Opinions are welcomed. (This chapter is currently being revised.)

Ergonomic advice for all of the wind instrumentalists:

In order for the shoulders and arms to be able to handle the weight of the instrument, begin by working through the exercises for playing when standing and sitting (8.1 and 8.2, respectively) so that the shoulder-blade muscles offer good stability and produce a sense of ease in the arms. Make sure that the shoulders and shoulder blades are in a symmetrical position with each other. When you have found a good position for your torso, shoulders and cervical spine, it is important to bring the instrument to the lips, not the opposite, i.e. do not move your head towards the instrument. This will avoid increased curvature of the cervical spine, muscle tension around the larynx, and stress on the discs in the cervical spine.
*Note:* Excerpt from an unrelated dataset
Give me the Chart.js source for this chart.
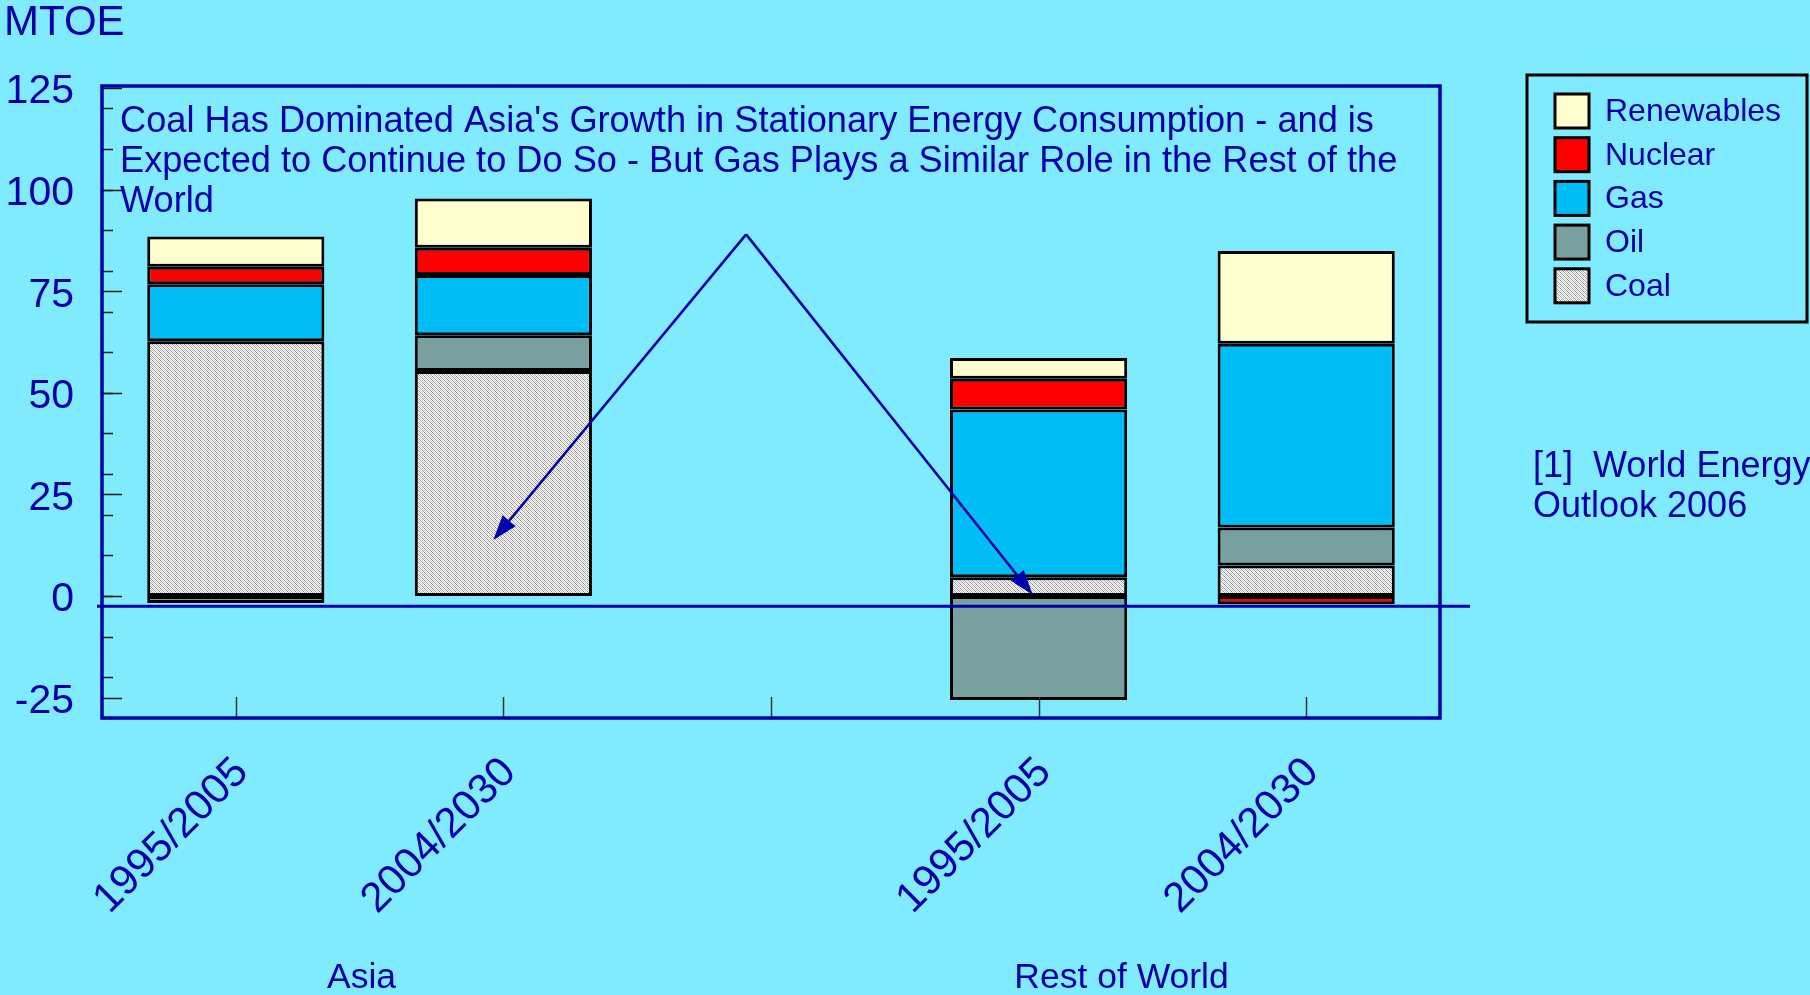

If possible, try to balance the weight of the instrument on both hands/arms, and you can also use the assistance of a strap or similar. Next, relax your upper body in order to let your breathing and airflow function well. All kinds of exercises in order to achieve this are allowed, everything from moving the arms and legs in order to stimulate your breathing and heart rate, to more gentle movements, such as yoga. The objective is to allow the diaphragm to function dynamically, so that there is no resistance in the breathing musculature. For this, a stable upper body is required, where the vertebral column rests securely on the pelvis.

When you go to pick up your instrument, feel the support of your pelvic floor. If this is difficult to find, then try, for example, to make a “twooooo” sound, and let air flow at the same time. Try to relax the abdominal muscles and notice what happens in the pelvic floor. Walk around in the room and let air flow in and out. It should be like one long circular motion, without end.